The incidence of fraud or, more broadly, noncompliance increases during times of economic stress for many reasons. Individuals under duress are more likely to do things they would not do during normal times, from outright theft of company assets—such as cash, fixed assets, and intellectual property (IP)—to fraudulent acts to enhance job security. Disgruntled ex-employees may seek revenge. Distributors and vendors are more likely to seek unfair advantage to boost their businesses and may conspire with procurement or sales departments. Though such activities occur everywhere, one must be especially vigilant in China, for the reasons laid out below.
Fraud and noncompliance are also more likely to come to light in tough times. When business is good, companies tend to focus on revenue generation, and many types of fraud, especially those involving marketing, advertising, travel, entertainment, and procurement, are easy to conceal. During challenging times, management focuses more on the expense side of the income statement and on operations, uncovering fraud and noncompliance as a result. In addition, as people are laid off or transferred, day-to-day operational frauds that require the sustained attention of the fraudster are more likely to be exposed.
Compliance officers and law enforcement say that crime requires three components: motive, opportunity, and self-rationalization, or the ability to convince oneself that the fraud is somehow legitimate or acceptable.

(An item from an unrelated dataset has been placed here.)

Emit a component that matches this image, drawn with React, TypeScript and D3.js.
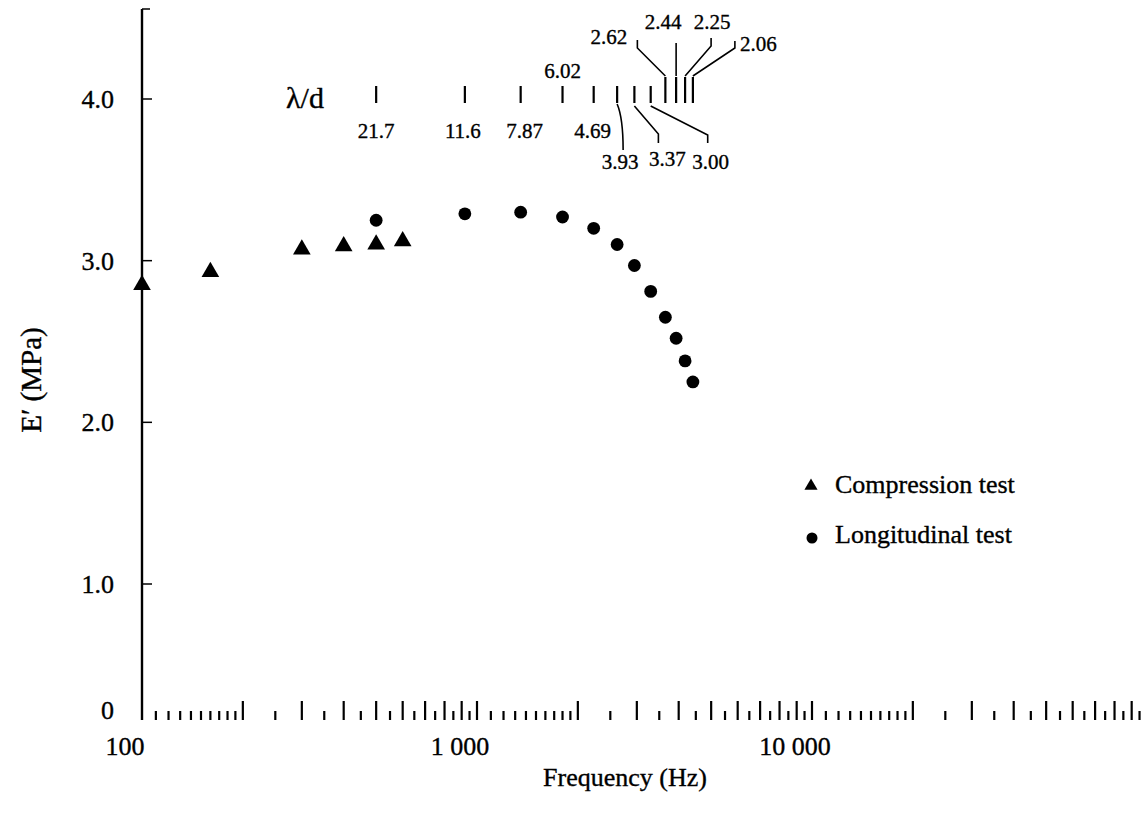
import React from "react";
import * as d3 from "d3";

// ---- data ----
const compressionFreq = [100, 160, 300, 400, 500, 600];
const compressionE = [2.85, 2.93, 3.07, 3.09, 3.1, 3.12];
const longitudinalFreq = [500, 920, 1350, 1800, 2230, 2620, 2950, 3300, 3650, 3930, 4180, 4410];
const longitudinalE = [3.25, 3.29, 3.3, 3.27, 3.2, 3.1, 2.97, 2.81, 2.65, 2.52, 2.38, 2.25];
const lambdaLabels = ["21.7", "11.6", "7.87", "6.02", "4.69", "3.93", "3.37", "3.00", "2.62", "2.44", "2.25", "2.06"];
const yTickValues = [0, 1, 2, 3, 4];
const yTickLabels = ["0", "1.0", "2.0", "3.0", "4.0"];
const xLabelValues = [100, 1000, 10000];
const xLabelTexts = ["100", "1 000", "10 000"];
const decades = [100, 1000, 10000];

const W = 1147;
const H = 818;
const FONT = "'Liberation Serif', 'Times New Roman', serif";

// annotation layout (label offsets relative to tick x)
type Ann = { dx: number; y: number; anchor: string; path?: (x: number) => string; tall?: boolean };
const annLayout: Ann[] = [
  { dx: 0, y: 138, anchor: "middle" },
  { dx: -2, y: 138, anchor: "middle" },
  { dx: 4, y: 138, anchor: "middle" },
  { dx: 0, y: 78, anchor: "middle" },
  { dx: -1, y: 138, anchor: "middle" },
  { dx: 3, y: 169, anchor: "middle", path: (x) => `M${x},104 Q${x + 6},118 ${x + 6},150` },
  { dx: 33, y: 166, anchor: "middle", path: (x) => `M${x},106 L${x + 24},134 L${x + 24},143` },
  { dx: 60, y: 169, anchor: "middle", path: (x) => `M${x},106 L${x + 57},135 L${x + 57},143` },
  { dx: -38, y: 44, anchor: "end", tall: true, path: (x) => `M${x},76 L${x - 28},48 L${x - 28},40` },
  { dx: -13, y: 29, anchor: "middle", tall: true, path: (x) => `M${x},76 L${x},43` },
  { dx: 27, y: 29, anchor: "middle", tall: true, path: (x) => `M${x},76 L${x + 26},46 L${x + 26},38` },
  { dx: 47, y: 51, anchor: "start", tall: true, path: (x) => `M${x},76 L${x + 42},48 L${x + 42},41` },
];

export default function App() {
  const x = d3.scaleLog().domain([100, 100000]).range([142, 1147]);
  const y = d3.scaleLinear().domain([0, 1, 4, 4.55]).range([710, 584, 99, 9]);
  const axisX = x(100);
  const baseY = 720;

  // bottom ruler ticks
  const ticks: { v: number; long: boolean }[] = [];
  decades.forEach((d) => {
    for (let i = 1; i <= 9; i++) ticks.push({ v: d * (1 + i / 10), long: false });
    for (let k = 2; k <= 10; k++) {
      ticks.push({ v: d * k, long: true });
      if (k < 10) ticks.push({ v: d * (k + 0.5), long: false });
    }
  });

  const tri = d3.symbol().type(d3.symbolTriangle).size(135)() as string;
  const triSmall = d3.symbol().type(d3.symbolTriangle).size(75)() as string;
  const textStyle = { stroke: "#000", strokeWidth: 0.35 };

  return (
    <svg width={W} height={H} style={{ position: "absolute", left: 0, top: 0, background: "#fff" }} fontFamily={FONT}>
      <g style={textStyle as any}>
        {yTickValues.map((v, i) => (
          <text key={"ytl" + i} x={114} y={y(v)} dy="0.35em" textAnchor="end" fontSize={26}>
            {yTickLabels[i]}
          </text>
        ))}
        <text transform={`translate(41,380) rotate(-90)`} textAnchor="middle" fontSize={29}>
          E′ (MPa)
        </text>
        {xLabelValues.map((v, i) => (
          <text key={"xl" + i} x={x(v) - 17} y={755} textAnchor="middle" fontSize={26}>
            {xLabelTexts[i]}
          </text>
        ))}
        <text x={625} y={786} textAnchor="middle" fontSize={26}>
          Frequency (Hz)
        </text>
        <text x={286} y={108} fontSize={30}>
          λ/d
        </text>
        {longitudinalFreq.map((f, i) => {
          const a = annLayout[i];
          return (
            <text key={"al" + i} x={x(f) + a.dx} y={a.y} textAnchor={a.anchor as any} fontSize={21}>
              {lambdaLabels[i]}
            </text>
          );
        })}
        <text x={835} y={493} fontSize={26}>
          Compression test
        </text>
        <text x={835} y={543} fontSize={26}>
          Longitudinal test
        </text>
      </g>

      {/* y axis */}
      <line x1={axisX} x2={axisX} y1={y(4.55)} y2={baseY} stroke="#000" strokeWidth={2.4} />
      <line x1={axisX} x2={axisX + 8} y1={y(4.55)} y2={y(4.55)} stroke="#000" strokeWidth={1.5} />
      {yTickValues
        .filter((v) => v > 0)
        .map((v, i) => (
          <line key={"yt" + i} x1={axisX} x2={axisX + 10} y1={y(v)} y2={y(v)} stroke="#000" strokeWidth={1.5} />
        ))}

      {/* x ruler ticks */}
      {ticks
        .filter((t) => x(t.v) <= W - 1)
        .map((t, i) => (
          <line key={"xt" + i} x1={x(t.v)} x2={x(t.v)} y1={t.long ? baseY - 19 : baseY - 9} y2={baseY} stroke="#000" strokeWidth={2.2} />
        ))}

      {/* lambda/d annotation marks */}
      {longitudinalFreq.map((f, i) => {
        const tx = x(f);
        const a = annLayout[i];
        return (
          <g key={"ann" + i}>
            <line x1={tx} x2={tx} y1={a.tall ? 77 : 86} y2={103} stroke="#000" strokeWidth={2.2} />
            {a.path && <path d={a.path(tx)} fill="none" stroke="#000" strokeWidth={1.6} />}
          </g>
        );
      })}

      {/* data */}
      {compressionFreq.map((f, i) => (
        <path key={"c" + i} d={tri} transform={`translate(${x(f)},${y(compressionE[i])})`} fill="#000" />
      ))}
      {longitudinalFreq.map((f, i) => (
        <circle key={"l" + i} cx={x(f)} cy={y(longitudinalE[i])} r={6.4} fill="#000" />
      ))}

      {/* legend markers */}
      <path d={triSmall} transform="translate(811,486)" fill="#000" />
      <circle cx={812} cy={538} r={5.5} fill="#000" />
    </svg>
  );
}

In the case of fraud, motives often include greed, revenge, and pressure to hide poor performance, while opportunity depends on the victim. People under severe stress seem to find it easier to rationalize their misdeeds.
When times are good and people can satisfy their needs simply by following the rules, the vast majority do precisely that. But when times are difficult, and stresses build, normally rule-abiding people are tempted to stray. Individuals bent on preserving lavish lifestyles, or simply maintaining a decent standard of living for their families, are tempted to break the rules. Senior executives, motivated by altruistic urges to save the company and preserve jobs, may be tempted to cook the books, which can have serious financial, legal, and reputational consequences.
Fraud takes different forms depending on where in the business it occurs.
The second element of the fraud equation is opportunity. What should companies do to reduce the opportunities for fraud and noncompliance during stressful times? Interestingly, they are pretty much the same things companies should have been doing during normal times but were de-emphasized as everyone focused on booking revenue.
Companies can take the steps above to discourage fraud and other instances of noncompliance. But if, despite taking such measures, a firm believes that one or more of its employees may have engaged in fraudulent behavior, it should consider hiring a third party to investigate and uncover the facts. A company’s internal audit function will rarely discover fraud and is not the appropriate place to conduct a fraud investigation. According to the same ACFE report, internal audits uncover fewer than 20 percent of instances of noncompliance. Furthermore, auditors generally are not trained to investigate specific allegations of fraud. Specialized risk consulting firms have experts in preventing, detecting, and investigating fraud. These specialists come from a wide variety of backgrounds, such as law enforcement, investigative journalism, forensic computing, legal services, forensic accounting, and financial services. They bring a multidisciplinary approach to the task of addressing fraud and other noncompliance issues.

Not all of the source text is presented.